The landcover codes are selected using the isin
method.
total_forest = data[data['CLC_st1']\
.isin(['311', '312', '313'])]['Shape_Area']\
.sum()
print (total_forest)
75237414.90073195
To compute the average biodiversity value across all forest areas:
mean_biodiversity = data[data['CLC_st1']\
.isin(['311', '312', '313'])]['Biotpkt2018']\
.mean()
print(mean_biodiversity)
16.5030688377192
Data Visualization#
To better understand the data, using a plot
can offer a clearer visual summary of the data in each column.
Using matplotlib
library with various packages allows for the creation of helpful visualizations.
import matplotlib.pyplot as plt
ex: box
plot is a great way to quickly review the max, min, median, and quartiles of a dataset.
It is just needed to call the kind
of the plot which is needed, for the required column of the dataset.
data['Biotpkt2018'].plot(kind='box',
color= 'magenta',
medianprops=dict(color='orange'))
plt.title('Distribution of Column Biotpkt2018')
plt.ylabel('Values')
plt.grid(True)
plt.show()

More Plots?
To find the most suitable plot based on the needs of the project, matplotlib website offers a wide range of plot types with different customization options.
For effectively visualizing the distribution of continuous data and frequency of data across consecutive intervals also the histograms
can be used.
HISTOGRAM
Histograms are just able to represent the frequency of numeric values.
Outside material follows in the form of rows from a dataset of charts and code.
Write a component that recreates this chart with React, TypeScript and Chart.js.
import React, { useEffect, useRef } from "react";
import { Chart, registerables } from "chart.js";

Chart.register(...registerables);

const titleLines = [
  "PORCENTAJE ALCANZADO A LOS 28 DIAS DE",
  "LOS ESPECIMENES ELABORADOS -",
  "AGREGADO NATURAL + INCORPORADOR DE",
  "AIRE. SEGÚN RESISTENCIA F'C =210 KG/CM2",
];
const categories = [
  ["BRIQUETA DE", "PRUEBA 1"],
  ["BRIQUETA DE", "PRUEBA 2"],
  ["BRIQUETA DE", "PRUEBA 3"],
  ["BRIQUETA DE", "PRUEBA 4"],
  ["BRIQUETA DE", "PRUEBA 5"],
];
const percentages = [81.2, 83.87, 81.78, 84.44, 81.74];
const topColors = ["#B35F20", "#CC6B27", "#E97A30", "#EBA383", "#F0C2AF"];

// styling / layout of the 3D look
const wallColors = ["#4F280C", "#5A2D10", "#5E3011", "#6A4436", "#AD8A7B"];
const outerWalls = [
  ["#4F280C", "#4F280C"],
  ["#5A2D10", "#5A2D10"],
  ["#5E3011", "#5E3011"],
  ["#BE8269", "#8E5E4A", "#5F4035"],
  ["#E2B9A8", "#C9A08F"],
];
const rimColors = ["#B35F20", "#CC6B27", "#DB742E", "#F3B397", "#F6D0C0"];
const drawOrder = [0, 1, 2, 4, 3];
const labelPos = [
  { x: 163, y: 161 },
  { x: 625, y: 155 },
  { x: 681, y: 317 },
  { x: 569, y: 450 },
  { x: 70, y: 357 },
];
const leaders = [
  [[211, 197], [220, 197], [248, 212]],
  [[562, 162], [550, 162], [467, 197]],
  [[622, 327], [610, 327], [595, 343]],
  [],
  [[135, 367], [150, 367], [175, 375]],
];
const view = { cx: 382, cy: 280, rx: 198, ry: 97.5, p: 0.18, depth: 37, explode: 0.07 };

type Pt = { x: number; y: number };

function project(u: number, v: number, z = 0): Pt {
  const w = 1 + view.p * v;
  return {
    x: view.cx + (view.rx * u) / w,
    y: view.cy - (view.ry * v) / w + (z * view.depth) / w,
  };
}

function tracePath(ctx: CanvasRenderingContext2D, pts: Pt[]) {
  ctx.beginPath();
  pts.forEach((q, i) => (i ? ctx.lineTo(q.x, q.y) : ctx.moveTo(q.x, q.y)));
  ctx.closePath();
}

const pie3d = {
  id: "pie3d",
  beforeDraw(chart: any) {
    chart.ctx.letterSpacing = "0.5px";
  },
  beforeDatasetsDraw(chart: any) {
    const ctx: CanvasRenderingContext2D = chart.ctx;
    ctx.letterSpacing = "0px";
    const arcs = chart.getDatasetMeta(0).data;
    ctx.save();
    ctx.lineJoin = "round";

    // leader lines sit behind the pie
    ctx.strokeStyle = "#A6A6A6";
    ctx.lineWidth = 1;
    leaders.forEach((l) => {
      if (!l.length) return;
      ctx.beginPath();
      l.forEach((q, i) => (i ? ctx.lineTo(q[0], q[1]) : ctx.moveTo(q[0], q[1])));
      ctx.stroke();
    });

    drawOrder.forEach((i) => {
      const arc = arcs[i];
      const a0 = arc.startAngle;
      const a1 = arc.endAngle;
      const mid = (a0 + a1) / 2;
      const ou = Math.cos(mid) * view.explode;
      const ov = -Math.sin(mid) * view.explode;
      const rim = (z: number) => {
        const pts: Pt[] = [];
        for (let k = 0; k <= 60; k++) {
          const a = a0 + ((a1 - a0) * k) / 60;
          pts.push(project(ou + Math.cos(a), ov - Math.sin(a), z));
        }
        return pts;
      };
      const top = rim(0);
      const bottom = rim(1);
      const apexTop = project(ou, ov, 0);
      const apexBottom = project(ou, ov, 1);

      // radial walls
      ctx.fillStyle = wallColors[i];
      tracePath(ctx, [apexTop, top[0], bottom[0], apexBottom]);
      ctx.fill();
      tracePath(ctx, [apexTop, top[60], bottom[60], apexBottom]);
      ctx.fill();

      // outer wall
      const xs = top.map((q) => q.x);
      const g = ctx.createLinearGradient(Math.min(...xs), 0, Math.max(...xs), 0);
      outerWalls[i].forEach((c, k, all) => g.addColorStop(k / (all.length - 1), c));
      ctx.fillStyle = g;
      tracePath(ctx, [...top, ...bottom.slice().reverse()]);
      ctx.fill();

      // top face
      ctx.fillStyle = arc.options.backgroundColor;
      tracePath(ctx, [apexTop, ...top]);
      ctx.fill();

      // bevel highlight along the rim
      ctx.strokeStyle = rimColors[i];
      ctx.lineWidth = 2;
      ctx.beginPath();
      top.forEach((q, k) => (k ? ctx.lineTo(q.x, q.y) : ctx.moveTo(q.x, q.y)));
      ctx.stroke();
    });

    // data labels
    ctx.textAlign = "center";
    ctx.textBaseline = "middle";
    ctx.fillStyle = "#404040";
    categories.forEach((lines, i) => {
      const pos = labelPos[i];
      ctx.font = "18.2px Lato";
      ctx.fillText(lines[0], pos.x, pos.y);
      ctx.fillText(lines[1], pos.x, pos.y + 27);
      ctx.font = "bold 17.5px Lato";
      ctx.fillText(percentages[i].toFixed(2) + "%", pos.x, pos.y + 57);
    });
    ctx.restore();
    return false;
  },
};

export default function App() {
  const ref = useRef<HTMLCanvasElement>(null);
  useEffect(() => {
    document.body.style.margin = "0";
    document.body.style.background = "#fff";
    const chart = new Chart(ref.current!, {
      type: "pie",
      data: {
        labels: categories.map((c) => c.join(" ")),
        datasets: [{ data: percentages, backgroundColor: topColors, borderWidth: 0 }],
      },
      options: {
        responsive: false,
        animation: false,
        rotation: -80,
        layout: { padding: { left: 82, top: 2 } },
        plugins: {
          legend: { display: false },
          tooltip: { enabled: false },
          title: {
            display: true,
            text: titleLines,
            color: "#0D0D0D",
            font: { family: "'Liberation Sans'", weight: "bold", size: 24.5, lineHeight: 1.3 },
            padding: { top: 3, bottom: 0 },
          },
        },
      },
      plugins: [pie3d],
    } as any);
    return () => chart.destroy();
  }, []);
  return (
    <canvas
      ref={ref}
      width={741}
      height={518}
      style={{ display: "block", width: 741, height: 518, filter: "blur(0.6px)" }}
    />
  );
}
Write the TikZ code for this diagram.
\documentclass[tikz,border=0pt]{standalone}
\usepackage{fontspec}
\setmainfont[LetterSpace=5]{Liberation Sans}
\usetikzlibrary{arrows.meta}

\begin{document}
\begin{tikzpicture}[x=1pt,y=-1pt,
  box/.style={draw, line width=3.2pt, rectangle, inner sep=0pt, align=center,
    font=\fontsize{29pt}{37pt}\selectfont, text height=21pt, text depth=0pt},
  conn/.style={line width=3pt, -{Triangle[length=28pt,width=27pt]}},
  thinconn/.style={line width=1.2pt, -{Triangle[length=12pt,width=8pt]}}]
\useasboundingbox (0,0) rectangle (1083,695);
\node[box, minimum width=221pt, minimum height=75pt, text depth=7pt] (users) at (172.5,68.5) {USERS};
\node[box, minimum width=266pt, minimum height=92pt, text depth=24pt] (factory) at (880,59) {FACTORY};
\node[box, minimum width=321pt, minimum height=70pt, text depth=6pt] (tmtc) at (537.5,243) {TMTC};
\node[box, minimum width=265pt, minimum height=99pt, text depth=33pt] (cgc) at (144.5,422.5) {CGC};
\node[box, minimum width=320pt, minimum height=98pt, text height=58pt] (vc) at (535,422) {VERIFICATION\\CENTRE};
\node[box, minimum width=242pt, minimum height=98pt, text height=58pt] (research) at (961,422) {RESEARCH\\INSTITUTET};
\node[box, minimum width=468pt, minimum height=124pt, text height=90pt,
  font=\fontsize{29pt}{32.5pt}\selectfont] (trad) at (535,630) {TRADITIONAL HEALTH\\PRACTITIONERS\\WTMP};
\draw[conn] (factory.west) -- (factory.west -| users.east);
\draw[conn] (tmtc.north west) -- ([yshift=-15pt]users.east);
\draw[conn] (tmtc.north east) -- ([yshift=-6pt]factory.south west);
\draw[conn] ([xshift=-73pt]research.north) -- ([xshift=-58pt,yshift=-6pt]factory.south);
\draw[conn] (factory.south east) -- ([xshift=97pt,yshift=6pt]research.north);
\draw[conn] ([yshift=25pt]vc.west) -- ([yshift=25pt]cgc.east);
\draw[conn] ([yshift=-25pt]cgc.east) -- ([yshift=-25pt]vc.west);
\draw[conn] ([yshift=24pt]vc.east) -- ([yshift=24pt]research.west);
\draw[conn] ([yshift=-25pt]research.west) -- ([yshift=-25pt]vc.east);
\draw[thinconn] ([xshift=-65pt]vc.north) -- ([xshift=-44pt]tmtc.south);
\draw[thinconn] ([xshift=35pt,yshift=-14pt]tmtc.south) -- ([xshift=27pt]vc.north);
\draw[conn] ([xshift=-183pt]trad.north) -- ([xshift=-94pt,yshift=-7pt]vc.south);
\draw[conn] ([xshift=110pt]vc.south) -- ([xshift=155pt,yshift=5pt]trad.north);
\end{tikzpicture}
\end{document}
In case the type of the attribute is string like here for landcover classes, for showing frequency there are 2 methods:
Data should be converted to numeric values.
Calculate the frequency of the data as it explained in the Selecting and Filtering chapter, and then use bar chart for plot.
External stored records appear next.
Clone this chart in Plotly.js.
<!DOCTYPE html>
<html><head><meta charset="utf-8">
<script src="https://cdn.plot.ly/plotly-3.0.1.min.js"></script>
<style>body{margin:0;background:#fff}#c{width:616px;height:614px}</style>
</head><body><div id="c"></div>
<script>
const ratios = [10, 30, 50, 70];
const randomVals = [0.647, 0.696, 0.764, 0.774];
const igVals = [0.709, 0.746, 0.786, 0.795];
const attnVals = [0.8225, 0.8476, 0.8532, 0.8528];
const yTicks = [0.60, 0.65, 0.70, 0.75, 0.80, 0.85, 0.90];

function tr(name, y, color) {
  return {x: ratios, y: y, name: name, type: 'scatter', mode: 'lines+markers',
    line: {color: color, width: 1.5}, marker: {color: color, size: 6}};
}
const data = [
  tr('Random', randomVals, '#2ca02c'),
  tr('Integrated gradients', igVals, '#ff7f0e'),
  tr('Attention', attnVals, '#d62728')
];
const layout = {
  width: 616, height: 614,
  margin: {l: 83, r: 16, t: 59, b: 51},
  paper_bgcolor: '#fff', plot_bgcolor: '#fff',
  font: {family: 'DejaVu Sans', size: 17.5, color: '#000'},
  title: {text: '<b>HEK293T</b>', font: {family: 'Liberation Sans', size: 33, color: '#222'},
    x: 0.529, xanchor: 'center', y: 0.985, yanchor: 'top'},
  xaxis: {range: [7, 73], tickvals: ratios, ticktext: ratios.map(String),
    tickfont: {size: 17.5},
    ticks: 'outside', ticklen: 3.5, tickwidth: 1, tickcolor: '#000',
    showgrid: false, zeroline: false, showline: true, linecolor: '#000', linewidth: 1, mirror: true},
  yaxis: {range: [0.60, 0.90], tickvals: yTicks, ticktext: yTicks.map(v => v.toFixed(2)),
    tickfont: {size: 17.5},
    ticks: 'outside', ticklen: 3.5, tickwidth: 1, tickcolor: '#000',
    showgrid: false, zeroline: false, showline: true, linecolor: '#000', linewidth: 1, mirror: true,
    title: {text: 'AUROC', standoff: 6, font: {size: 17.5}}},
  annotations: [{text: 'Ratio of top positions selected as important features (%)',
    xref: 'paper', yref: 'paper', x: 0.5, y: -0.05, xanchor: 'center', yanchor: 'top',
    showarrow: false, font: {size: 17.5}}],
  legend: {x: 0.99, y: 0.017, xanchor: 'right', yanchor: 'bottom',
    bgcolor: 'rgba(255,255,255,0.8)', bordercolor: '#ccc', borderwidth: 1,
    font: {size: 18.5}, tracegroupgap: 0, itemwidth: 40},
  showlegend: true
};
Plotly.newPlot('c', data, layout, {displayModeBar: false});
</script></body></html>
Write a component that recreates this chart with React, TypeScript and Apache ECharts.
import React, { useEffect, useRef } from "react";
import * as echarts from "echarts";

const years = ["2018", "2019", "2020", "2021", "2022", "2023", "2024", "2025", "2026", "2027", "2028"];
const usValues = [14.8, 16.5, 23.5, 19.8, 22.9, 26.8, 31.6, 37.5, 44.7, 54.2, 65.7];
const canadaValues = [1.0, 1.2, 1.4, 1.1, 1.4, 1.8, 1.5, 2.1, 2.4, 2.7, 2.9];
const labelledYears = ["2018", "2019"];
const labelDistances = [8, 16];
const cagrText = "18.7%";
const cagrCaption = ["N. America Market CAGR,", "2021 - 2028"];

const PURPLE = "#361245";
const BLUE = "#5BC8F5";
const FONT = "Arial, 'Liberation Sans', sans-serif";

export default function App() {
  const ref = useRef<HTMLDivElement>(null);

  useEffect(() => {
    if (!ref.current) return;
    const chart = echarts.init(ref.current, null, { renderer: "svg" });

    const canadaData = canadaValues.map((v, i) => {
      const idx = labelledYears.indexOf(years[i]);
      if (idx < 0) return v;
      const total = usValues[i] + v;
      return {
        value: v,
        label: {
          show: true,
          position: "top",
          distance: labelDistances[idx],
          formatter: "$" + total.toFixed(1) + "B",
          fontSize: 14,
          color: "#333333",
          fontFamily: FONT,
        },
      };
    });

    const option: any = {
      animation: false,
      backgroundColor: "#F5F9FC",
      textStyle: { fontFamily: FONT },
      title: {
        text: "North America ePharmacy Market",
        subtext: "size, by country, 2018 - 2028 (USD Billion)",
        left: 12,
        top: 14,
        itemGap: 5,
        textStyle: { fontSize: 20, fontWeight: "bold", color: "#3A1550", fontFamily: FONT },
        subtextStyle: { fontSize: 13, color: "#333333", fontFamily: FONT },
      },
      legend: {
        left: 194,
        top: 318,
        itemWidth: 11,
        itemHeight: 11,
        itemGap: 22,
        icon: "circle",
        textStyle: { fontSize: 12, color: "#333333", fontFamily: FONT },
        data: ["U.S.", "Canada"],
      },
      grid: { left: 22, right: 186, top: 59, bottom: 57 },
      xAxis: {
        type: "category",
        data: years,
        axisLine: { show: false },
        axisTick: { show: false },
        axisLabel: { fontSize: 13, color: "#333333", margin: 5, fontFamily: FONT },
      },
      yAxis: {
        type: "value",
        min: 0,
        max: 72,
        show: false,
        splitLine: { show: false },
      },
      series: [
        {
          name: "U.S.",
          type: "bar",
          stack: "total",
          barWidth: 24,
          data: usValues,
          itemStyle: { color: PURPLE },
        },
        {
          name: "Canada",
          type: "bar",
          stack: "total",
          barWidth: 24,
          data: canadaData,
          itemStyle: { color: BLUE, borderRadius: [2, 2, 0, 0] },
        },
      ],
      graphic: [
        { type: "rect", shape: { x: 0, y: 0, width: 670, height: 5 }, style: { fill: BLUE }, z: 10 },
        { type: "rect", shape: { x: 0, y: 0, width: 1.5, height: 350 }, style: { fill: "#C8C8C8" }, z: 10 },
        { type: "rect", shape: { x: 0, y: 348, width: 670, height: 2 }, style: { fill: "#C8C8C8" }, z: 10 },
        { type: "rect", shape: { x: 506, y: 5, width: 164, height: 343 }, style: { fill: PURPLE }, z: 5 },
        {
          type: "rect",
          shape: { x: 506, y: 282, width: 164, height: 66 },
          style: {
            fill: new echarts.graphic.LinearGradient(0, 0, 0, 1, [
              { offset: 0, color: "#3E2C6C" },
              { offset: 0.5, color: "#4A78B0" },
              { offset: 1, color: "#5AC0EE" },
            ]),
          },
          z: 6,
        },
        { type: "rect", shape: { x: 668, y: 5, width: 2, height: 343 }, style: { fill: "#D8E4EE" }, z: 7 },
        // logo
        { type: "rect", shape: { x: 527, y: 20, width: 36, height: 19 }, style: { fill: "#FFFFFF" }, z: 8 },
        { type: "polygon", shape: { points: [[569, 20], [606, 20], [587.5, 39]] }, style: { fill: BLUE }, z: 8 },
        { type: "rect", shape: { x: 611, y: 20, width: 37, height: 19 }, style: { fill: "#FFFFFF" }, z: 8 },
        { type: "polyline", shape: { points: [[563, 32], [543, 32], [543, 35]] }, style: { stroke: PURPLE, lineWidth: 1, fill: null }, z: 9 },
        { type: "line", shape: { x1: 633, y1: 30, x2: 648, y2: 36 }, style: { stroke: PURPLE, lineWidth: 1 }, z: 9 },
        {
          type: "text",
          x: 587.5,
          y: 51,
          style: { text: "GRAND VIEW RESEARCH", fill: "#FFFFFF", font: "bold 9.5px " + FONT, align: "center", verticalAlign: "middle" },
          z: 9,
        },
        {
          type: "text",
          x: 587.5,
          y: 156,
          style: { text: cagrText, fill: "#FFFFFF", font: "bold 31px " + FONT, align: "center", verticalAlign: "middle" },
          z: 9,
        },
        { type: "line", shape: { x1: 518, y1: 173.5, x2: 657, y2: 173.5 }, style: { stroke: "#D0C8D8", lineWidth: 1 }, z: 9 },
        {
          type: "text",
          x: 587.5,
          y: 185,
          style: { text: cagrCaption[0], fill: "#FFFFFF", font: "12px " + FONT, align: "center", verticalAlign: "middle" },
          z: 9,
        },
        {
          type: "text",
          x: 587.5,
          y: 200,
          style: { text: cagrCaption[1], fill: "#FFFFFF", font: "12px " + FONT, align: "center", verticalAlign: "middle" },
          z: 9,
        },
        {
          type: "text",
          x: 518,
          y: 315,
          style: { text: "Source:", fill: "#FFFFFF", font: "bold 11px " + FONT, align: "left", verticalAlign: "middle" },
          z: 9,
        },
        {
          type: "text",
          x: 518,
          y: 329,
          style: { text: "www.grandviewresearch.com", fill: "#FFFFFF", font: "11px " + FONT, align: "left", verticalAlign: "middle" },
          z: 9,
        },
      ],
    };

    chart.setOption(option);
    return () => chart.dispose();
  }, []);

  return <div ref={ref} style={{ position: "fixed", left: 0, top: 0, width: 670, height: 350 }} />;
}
Converting string values to numeric values can be done using the astype
method.
numeric_column= data['CLC_st1'].astype(float)
Or using the to_numeric
method from Pandas
package.
numeric_column= pd.to_numeric(data['CLC_st1'])
ex: The output shows that in the column CLC_st1
of the dataset, more than 20000 records belong to the landcover codes between 100 and 150.
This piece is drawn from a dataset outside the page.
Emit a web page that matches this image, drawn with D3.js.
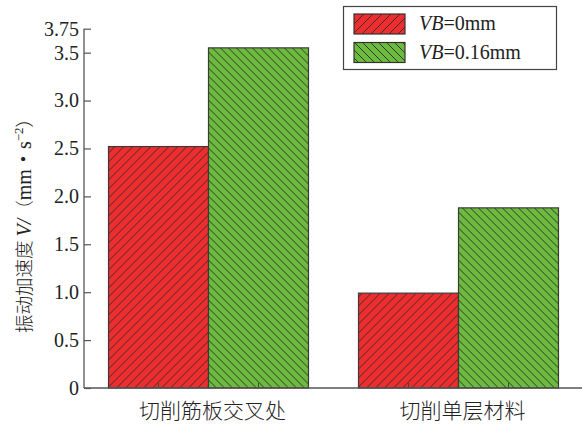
<!DOCTYPE html>
<html>
<head>
<meta charset="utf-8">
<script src="https://cdn.jsdelivr.net/npm/d3@7"></script>
<style>
  html, body { margin: 0; padding: 0; background: #fff; }
  svg { display: block; }
  text { font-family: "Liberation Serif", "DejaVu Serif", serif; fill: #222; }
  .cjk { font-family: "Noto Sans CJK SC", sans-serif; }
</style>
</head>
<body>
<svg id="chart" width="582" height="424"></svg>
<script>
// Vibration acceleration by cutting position and tool wear VB
const categories = ["切削筋板交叉处", "切削单层材料"];
const seriesNames = ["0mm", "0.16mm"];
const seriesVB0 = [2.52, 0.99];
const seriesVB016 = [3.55, 1.88];
const yTicks = [0, 0.5, 1.0, 1.5, 2.0, 2.5, 3.0, 3.5, 3.75];
const yTickLabels = ["0", "0.5", "1.0", "1.5", "2.0", "2.5", "3.0", "3.5", "3.75"];

const fills = ["#ee2e2e", "#6cbb3f"];
const patternIds = ["hatchRed", "hatchGreen"];

const svg = d3.select("#chart");
const W = 582, H = 424;
const axisX = 84;

const y = d3.scaleLinear().domain([0, 3.75]).range([388, 28.7]);
const x0 = d3.scaleBand().domain(categories).range([108.5, 558.5]).paddingInner(0.2).paddingOuter(0);
const x1 = d3.scaleBand().domain(seriesNames).range([0, x0.bandwidth()]);

// Hatch patterns
const defs = svg.append("defs");
function hatch(id, color, dir, step) {
  const p = defs.append("pattern")
    .attr("id", id)
    .attr("patternUnits", "userSpaceOnUse")
    .attr("width", step).attr("height", step);
  p.append("rect").attr("width", step).attr("height", step).attr("fill", color);
  const d = dir > 0
    ? `M0,${step} L${step},0 M${-step/2},${step/2} L${step/2},${-step/2} M${step/2},${step*1.5} L${step*1.5},${step/2}`
    : `M0,0 L${step},${step} M${-step/2},${step/2} L${step/2},${step*1.5} M${step/2},${-step/2} L${step*1.5},${step/2}`;
  p.append("path").attr("d", d).attr("stroke", "#2b2b2b").attr("stroke-width", 0.9).attr("fill", "none");
}
hatch(patternIds[0], fills[0], 1, 9);
hatch(patternIds[1], fills[1], -1, 8);

const data = categories.map((c, i) => ({ cat: c, vals: [seriesVB0[i], seriesVB016[i]] }));

// Bars
const groups = svg.append("g").selectAll("g").data(data).join("g")
  .attr("transform", d => `translate(${x0(d.cat)},0)`);
groups.selectAll("rect").data(d => d.vals.map((v, k) => ({ v, k })))
  .join("rect")
  .attr("x", d => x1(seriesNames[d.k]))
  .attr("y", d => y(d.v))
  .attr("width", x1.bandwidth())
  .attr("height", d => y(0) - y(d.v))
  .attr("fill", d => `url(#${patternIds[d.k]})`)
  .attr("stroke", "#3a3a3a")
  .attr("stroke-width", 1.2);

// Small ticks on the baseline at bar centres
groups.selectAll("line.ct").data(d => d.vals.map((v, k) => k))
  .join("line")
  .attr("class", "ct")
  .attr("x1", k => x1(seriesNames[k]) + x1.bandwidth() / 2)
  .attr("x2", k => x1(seriesNames[k]) + x1.bandwidth() / 2)
  .attr("y1", y(0)).attr("y2", y(0) - 5)
  .attr("stroke", "#444").attr("stroke-width", 1);

// Y axis
const yAxis = d3.axisLeft(y).tickValues(yTicks)
  .tickFormat((d, i) => yTickLabels[i])
  .tickSize(-7).tickPadding(5);
const yg = svg.append("g").attr("transform", `translate(${axisX},0)`).call(yAxis);
yg.select(".domain").attr("stroke", "#555").attr("stroke-width", 1.3).attr("d", `M0,${y(3.75)}V${y(0)}`);
yg.selectAll(".tick line").attr("stroke", "#555").attr("stroke-width", 1.2);
yg.selectAll(".tick text").attr("font-size", 20).attr("fill", "#222");

// X axis baseline
svg.append("line")
  .attr("x1", axisX).attr("x2", W)
  .attr("y1", y(0)).attr("y2", y(0))
  .attr("stroke", "#555").attr("stroke-width", 1.3);

// Category labels
svg.append("g").selectAll("text").data(categories).join("text")
  .attr("class", "cjk")
  .attr("x", d => x0(d) + x0.bandwidth() / 2 + 4)
  .attr("y", 418)
  .attr("text-anchor", "middle")
  .attr("font-size", 21)
  .attr("font-weight", 300)
  .attr("fill", "#333")
  .text(d => d);

// Y axis title
const yt = svg.append("text")
  .attr("transform", `translate(31,221) rotate(-90)`)
  .attr("text-anchor", "middle")
  .attr("font-size", 20)
  .attr("fill", "#333");
yt.append("tspan").attr("class", "cjk").attr("font-size", 18.5).attr("font-weight", 300).text("振动加速度 ");
yt.append("tspan").attr("font-style", "italic").text("V");
yt.append("tspan").attr("font-style", "italic").text("/");
yt.append("tspan").attr("class", "cjk").attr("font-size", 18.5).attr("font-weight", 300).text("（");
yt.append("tspan").text("mm");
yt.append("tspan").attr("class", "cjk").text("·");
yt.append("tspan").text("s");
yt.append("tspan").attr("font-size", 13).attr("dy", -8).text("−2");
yt.append("tspan").attr("class", "cjk").attr("font-size", 18.5).attr("font-weight", 300).attr("dy", 8).text("）");

// Legend
const lg = svg.append("g");
lg.append("rect").attr("x", 343.5).attr("y", 6.5).attr("width", 213).attr("height", 63)
  .attr("fill", "#fff").attr("stroke", "#444").attr("stroke-width", 1.2);
seriesNames.forEach((s, k) => {
  const yy = 14 + k * 28.5;
  lg.append("rect").attr("x", 354).attr("y", yy).attr("width", 51).attr("height", 20)
    .attr("fill", `url(#${patternIds[k]})`).attr("stroke", "#333").attr("stroke-width", 1.2);
  const t = lg.append("text").attr("x", 419).attr("y", yy + 16).attr("font-size", 20).attr("fill", "#333");
  t.append("tspan").attr("font-style", "italic").text("VB");
  t.append("tspan").text("=" + s);
});
</script>
</body>
</html>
This range includes the codes 111, 112, 121, 122, 123, 124, 131, 132, 133, 141, and 142 that based on the code interpretation belong to the Artificial Surfaces like Urban fabrics, Industrial, commercial, transport units, mine, dump, construction sites and non-agricultural vegetated areas.
numeric_column.plot(kind='hist', color= 'orange')
plt.title('Frequency of values in column CLC_st1')
plt.xlabel('Values')
plt.show()

Or the output using the bar charts with string data and calculating the frequency of the data shows the frequency for each single landcover code.
ex: more than 7000 records in the dataset are related to the code 112 which represents the Discontinuous urban fabric.
a = data['CLC_st1'].value_counts()
a.plot(kind='bar', color='blue')
<Axes: xlabel='CLC_st1'>

Also if the relationship between two variables in a dataset is important, plots such as scatter
plot can be helpful for visualizing and understanding the relation.
ex: in the following output, all the records for the landcover class with code 122, have the same biodiversity value of around 5 but for code 111, different biodiversity values are recorded.
plt.scatter(data['CLC_st1'],
data['Biotpkt2018'],
alpha=0.2,
color='red',
label='Landcover')
plt.scatter(data['CLC_st1'],
data['Biotpkt2018'],
alpha=0.2,
color='skyblue',
label='Biodiversity')
plt.title("Relationship Between Landcover and Biodiversity")
plt.xlabel('CLC_st1')
plt.ylabel('Biotpkt2018')
plt.legend()
plt.xticks(rotation=45)
plt.show()